> Set problem: Give the total number of lines with the word "image" in them, and no other words.

> Material for this task:
>> Begin
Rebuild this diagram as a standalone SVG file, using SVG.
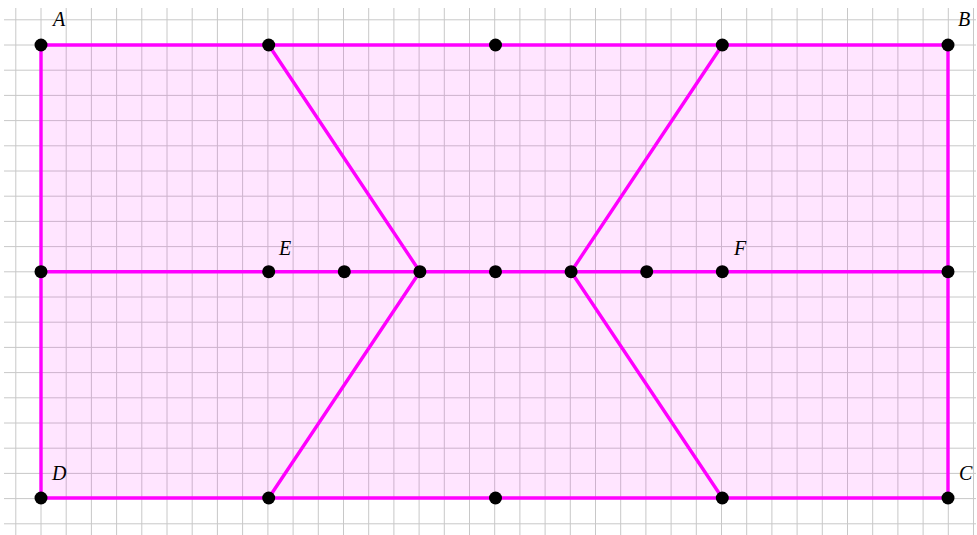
<svg xmlns="http://www.w3.org/2000/svg" width="977" height="535" viewBox="0 0 977 535">
<style>
.g{stroke:#c8c8c8;stroke-width:1;fill:none}
.e{stroke:#ff00ff;stroke-width:3.4;fill:none;stroke-linecap:round}
.d{fill:#000}
.l{font-family:"Liberation Serif",serif;font-style:italic;font-size:20px;fill:#000}
</style>
<rect x="4" y="8" width="972" height="527" fill="white"/>
<g id="grid-lines" class="g">
<path d="M15.8 8V535M41 8V535M66.2 8V535M91.4 8V535M116.6 8V535M141.8 8V535M167 8V535M192.2 8V535M217.4 8V535M242.6 8V535M267.9 8V535M293.1 8V535M318.3 8V535M343.5 8V535M368.7 8V535M393.9 8V535M419.1 8V535M444.3 8V535M469.5 8V535M494.7 8V535M519.9 8V535M545.1 8V535M570.3 8V535M595.5 8V535M620.7 8V535M645.9 8V535M671.1 8V535M696.3 8V535M721.5 8V535M746.7 8V535M771.9 8V535M797.1 8V535M822.3 8V535M847.5 8V535M872.7 8V535M897.9 8V535M923.1 8V535M948.3 8V535M973.5 8V535"/>
<path d="M4 19.8H976M4 45H976M4 70.2H976M4 95.4H976M4 120.6H976M4 145.8H976M4 171H976M4 196.2H976M4 221.4H976M4 246.6H976M4 271.8H976M4 297H976M4 322.2H976M4 347.4H976M4 372.6H976M4 397.8H976M4 423H976M4 448.2H976M4 473.4H976M4 498.6H976M4 523.8H976"/>
</g>
<rect id="region" x="41" y="45" width="907" height="453" fill="#ff00ff" fill-opacity="0.1"/>
<g id="connectors" class="e">
<path d="M41 45H948V498H41Z"/>
<path d="M41 271.7H948"/>
<path d="M268.7 45L419.9 271.7L268.7 498"/>
<path d="M722.3 45L571.1 271.7L722.3 498"/>
</g>
<g id="A"><circle class="d" cx="41" cy="45" r="6.5"/><text class="l" x="53" y="26">A</text></g>
<g id="B"><circle class="d" cx="948" cy="45" r="6.5"/><text class="l" x="958" y="26">B</text></g>
<g id="C"><circle class="d" cx="948" cy="498" r="6.5"/><text class="l" x="959" y="480">C</text></g>
<g id="D"><circle class="d" cx="41" cy="498" r="6.5"/><text class="l" x="52" y="480">D</text></g>
<g id="E"><circle class="d" cx="268.7" cy="271.7" r="6.5"/><text class="l" x="279" y="255">E</text></g>
<g id="F"><circle class="d" cx="722.3" cy="271.7" r="6.5"/><text class="l" x="734" y="255">F</text></g>
<g id="top-1"><circle class="d" cx="268.7" cy="45" r="6.5"/></g>
<g id="top-2"><circle class="d" cx="495.5" cy="45" r="6.5"/></g>
<g id="top-3"><circle class="d" cx="722.3" cy="45" r="6.5"/></g>
<g id="bot-1"><circle class="d" cx="268.7" cy="498" r="6.5"/></g>
<g id="bot-2"><circle class="d" cx="495.5" cy="498" r="6.5"/></g>
<g id="bot-3"><circle class="d" cx="722.3" cy="498" r="6.5"/></g>
<g id="mid-left"><circle class="d" cx="41" cy="271.7" r="6.5"/></g>
<g id="mid-right"><circle class="d" cx="948" cy="271.7" r="6.5"/></g>
<g id="mid-1"><circle class="d" cx="344.3" cy="271.7" r="6.5"/></g>
<g id="mid-2"><circle class="d" cx="419.9" cy="271.7" r="6.5"/></g>
<g id="mid-3"><circle class="d" cx="495.5" cy="271.7" r="6.5"/></g>
<g id="mid-4"><circle class="d" cx="571.1" cy="271.7" r="6.5"/></g>
<g id="mid-5"><circle class="d" cx="646.7" cy="271.7" r="6.5"/></g>
</svg>
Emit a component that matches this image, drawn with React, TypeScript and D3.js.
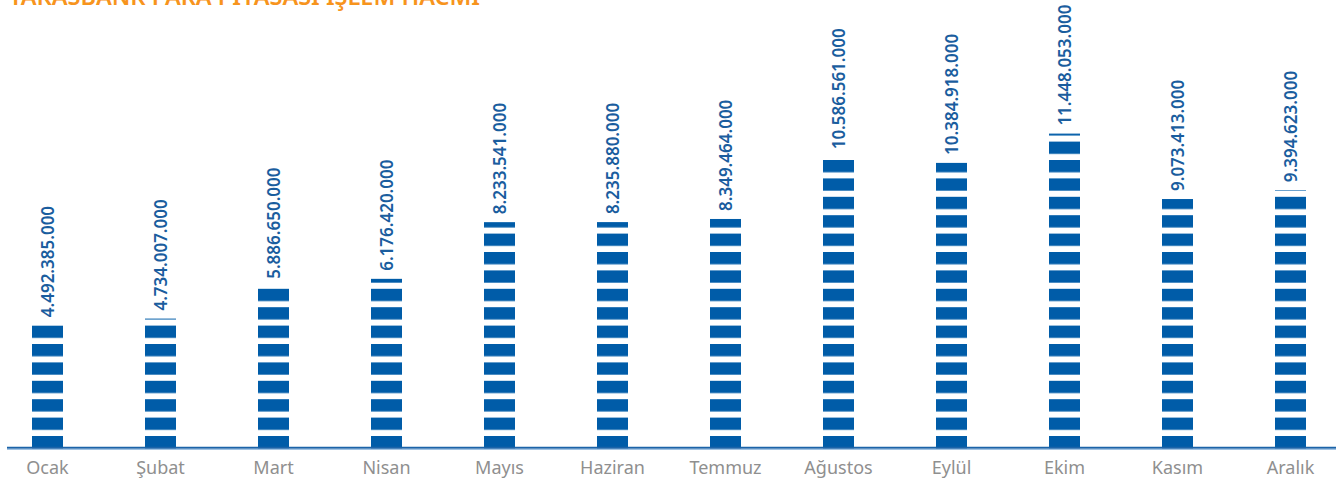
import React from "react";
import * as d3 from "d3";

const title = "TAKASBANK PARA PİYASASI İŞLEM HACMİ";
const months = ["Ocak", "Şubat", "Mart", "Nisan", "Mayıs", "Haziran", "Temmuz", "Ağustos", "Eylül", "Ekim", "Kasım", "Aralık"];
const volumes = [4492385000, 4734007000, 5886650000, 6176420000, 8233541000, 8235880000, 8349464000, 10586561000, 10384918000, 11448053000, 9073413000, 9394623000];

const W = 1336;
const H = 483;
const BASE = 449;
const BAR_W = 31;

const fmt = d3.formatLocale({ decimal: ",", thousands: ".", grouping: [3], currency: ["", ""] }).format(",d");

export default function App() {
  const x = d3.scalePoint<string>().domain(months).range([47.5, 1290.5]);
  const y = d3.scaleLinear().domain([0, 16.3e9]).range([BASE, BASE - 16.3 * 27.55]);

  return (
    <svg width={W} height={H} style={{ position: "absolute", left: 0, top: 0 }} fontFamily="'Noto Sans', sans-serif">
      <defs>
        <pattern id="stripes" patternUnits="userSpaceOnUse" x={0} y={436} width={W} height={18.4}>
          <rect x={0} y={0} width={W} height={12.3} fill="#005ca8" />
        </pattern>
      </defs>
      <text x={9} y={5} fill="#f7941d" fontSize={23.5} fontWeight={600}>{title}</text>
      {months.map((m, i) => {
        const cx = x(m)!;
        const top = y(volumes[i]);
        return (
          <g key={m}>
            <rect x={cx - BAR_W / 2} y={top} width={BAR_W} height={BASE - top} fill="url(#stripes)" />
            <text
              transform={`translate(${cx},${top - 8}) rotate(-90)`}
              dy="0.38em"
              fill="#1a5d9e"
              fontSize={17}
              fontWeight={600}
            >
              {fmt(volumes[i])}
            </text>
            <text x={cx} y={474} textAnchor="middle" fill="#8f8f8f" fontSize={18}>{m}</text>
          </g>
        );
      })}
      <line x1={7} x2={W} y1={447.8} y2={447.8} stroke="#1b63a8" strokeWidth={2} />
      <line x1={7} x2={W} y1={449.3} y2={449.3} stroke="#8ab5dc" strokeWidth={1} />
    </svg>
  );
}
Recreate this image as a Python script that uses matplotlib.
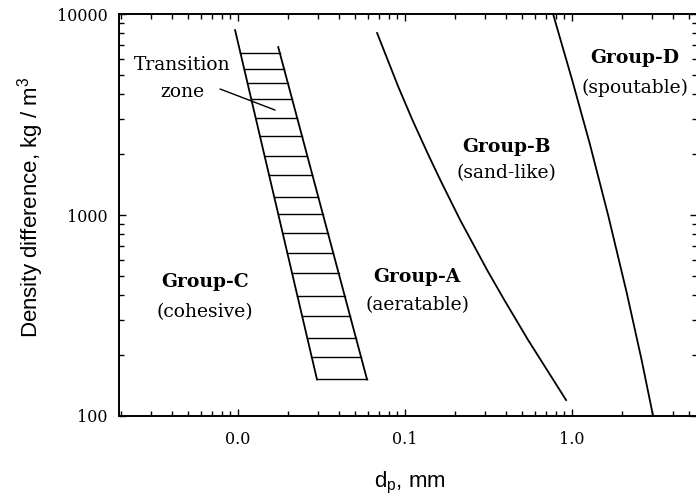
import numpy as np
import matplotlib
matplotlib.use("Agg")
import matplotlib.pyplot as plt
from matplotlib.ticker import LogLocator, NullFormatter

# ---- data ----
# Group A / Group B boundary
ab_dp = [0.0680, 0.0912, 0.1107, 0.1362, 0.1625, 0.2138, 0.3101, 0.3927,
         0.5451, 0.9207]
ab_rho = [8045, 4333, 2969, 2035, 1494, 944, 532, 378, 239, 120]
# Group B / Group D boundary
bd_dp = [0.7695, 1.001, 1.273, 1.643, 2.126, 2.608, 3.055]
bd_rho = [10000, 4695, 2281, 1000, 409, 190, 100]
# Transition zone (C / A) boundaries
tz_left_dp = [0.0096, 0.0297]
tz_left_rho = [8320, 152]
tz_right_dp = [0.0174, 0.0592]
tz_right_rho = [6850, 152]
# hatch levels of the transition zone
tz_hatch_rho = [6420, 5307, 4551, 3763, 3050, 2472, 1966, 1581, 1233,
                1012, 816, 649, 516, 395, 314, 245, 197, 152]

x_ticks = [0.01, 0.1, 1.0]
x_ticklabels = ["0.0", "0.1", "1.0"]
y_ticks = [100, 1000, 10000]
y_ticklabels = ["100", "1000", "10000"]

group_names = ["Group-C", "Group-A", "Group-B", "Group-D"]
group_desc = ["(cohesive)", "(aeratable)", "(sand-like)", "(spoutable)"]

# ---- figure ----
fig = plt.figure(figsize=(6.96, 4.95), dpi=100)
ax = fig.add_axes([0.171, 0.1596, 0.8305, 0.8121])
ax.set_xscale("log")
ax.set_yscale("log")
ax.set_xlim(0.001938, 5.60)
ax.set_ylim(100, 10000)

lw = 1.3
ax.plot(ab_dp, ab_rho, color="black", lw=lw)
ax.plot(bd_dp, bd_rho, color="black", lw=lw)
ax.plot(tz_left_dp, tz_left_rho, color="black", lw=lw)
ax.plot(tz_right_dp, tz_right_rho, color="black", lw=lw)


def x_on(line_dp, line_rho, rho):
    lr = np.log10(line_rho)[::-1]
    ld = np.log10(line_dp)[::-1]
    return 10 ** np.interp(np.log10(rho), lr, ld)


for r in tz_hatch_rho:
    xl = x_on(tz_left_dp, tz_left_rho, r)
    xr = x_on(tz_right_dp, tz_right_rho, r)
    ax.plot([xl, xr], [r, r], color="black", lw=1.0)

serif = "DejaVu Serif"
ax.text(0.109, 0.873, "Transition", transform=ax.transAxes, ha="center",
        va="center", fontsize=13.5, family=serif)
ax.text(0.109, 0.806, "zone", transform=ax.transAxes, ha="center",
        va="center", fontsize=13.5, family=serif)
ax.annotate("", xy=(0.01667, 3327), xytext=(0.0078, 4236),
            arrowprops=dict(arrowstyle="-", color="black", lw=1.0,
                            shrinkA=0, shrinkB=0))

pos = [(0.149, 0.333, 0.259), (0.516, 0.346, 0.276),
       (0.671, 0.669, 0.604), (0.893, 0.891, 0.816)]
for name, desc, (fx, fy1, fy2) in zip(group_names, group_desc, pos):
    ax.text(fx, fy1, name, transform=ax.transAxes, ha="center", va="center",
            fontsize=13.5, family=serif, fontweight="bold")
    ax.text(fx, fy2, desc, transform=ax.transAxes, ha="center", va="center",
            fontsize=13.5, family=serif)

ax.set_xticks(x_ticks)
ax.set_xticklabels(x_ticklabels)
ax.set_yticks(y_ticks)
ax.set_yticklabels(y_ticklabels)
ax.xaxis.set_minor_locator(LogLocator(base=10, subs=np.arange(2, 10)))
ax.yaxis.set_minor_locator(LogLocator(base=10, subs=np.arange(2, 10)))
ax.xaxis.set_minor_formatter(NullFormatter())
ax.yaxis.set_minor_formatter(NullFormatter())
ax.tick_params(which="both", direction="in", top=True, right=True,
               width=1.0, color="black")
ax.tick_params(which="major", length=5)
ax.tick_params(which="minor", length=3.5)
ax.tick_params(axis="y", which="major", pad=8)
ax.tick_params(axis="x", which="major", pad=11)
for lab in ax.get_xticklabels() + ax.get_yticklabels():
    lab.set_family(serif)
    lab.set_fontsize(11.5)
for s in ax.spines.values():
    s.set_linewidth(1.4)

sans = "Liberation Sans"
ax.set_xlabel(r"d$_{\mathregular{p}}$, mm", family=sans, fontsize=16)
ax.set_ylabel(r"Density difference, kg / m$^{\mathregular{3}}$", family=sans,
              fontsize=16)
ax.xaxis.set_label_coords(0.503, -0.135)
ax.yaxis.set_label_coords(-0.127, 0.52)

fig.savefig("out.png", dpi=100)
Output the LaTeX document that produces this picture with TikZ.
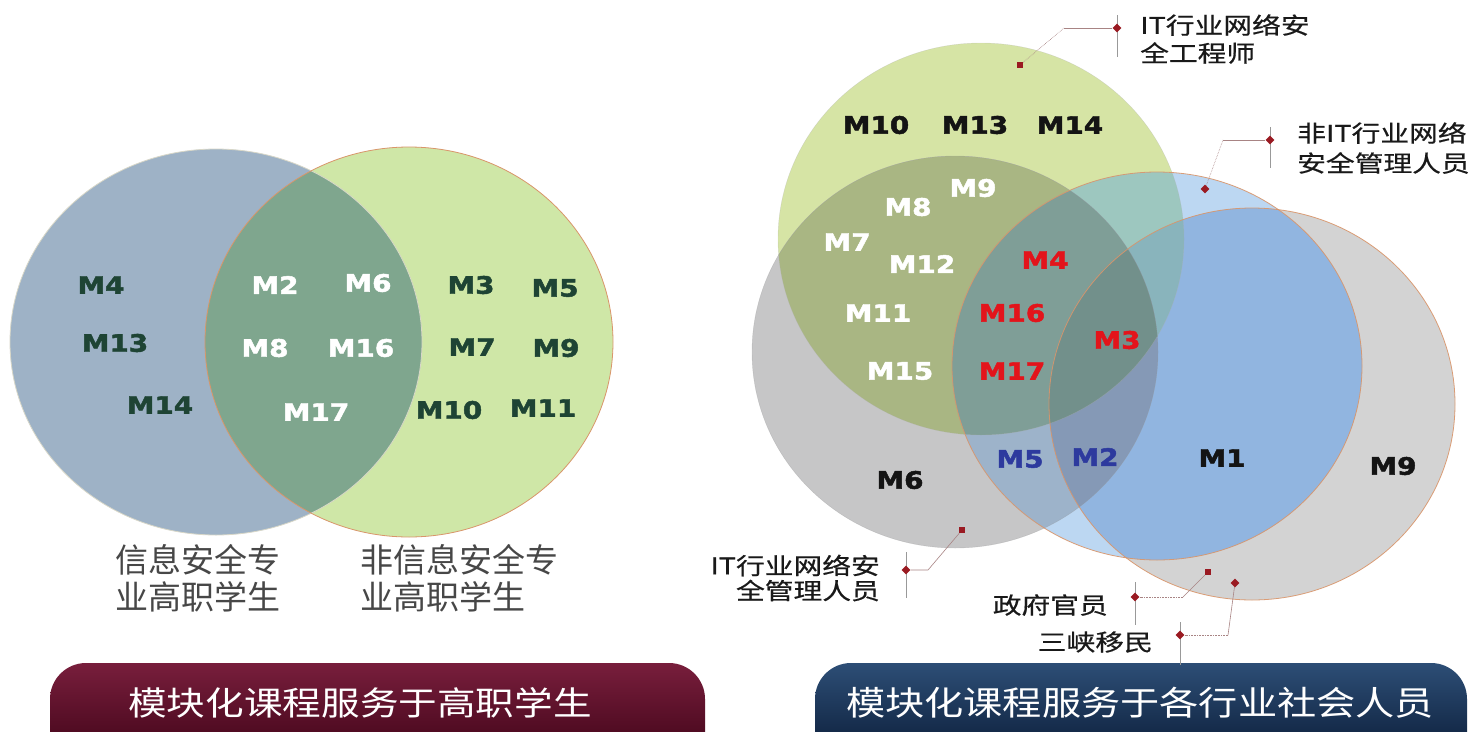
>> End
> Result of this exercise: 2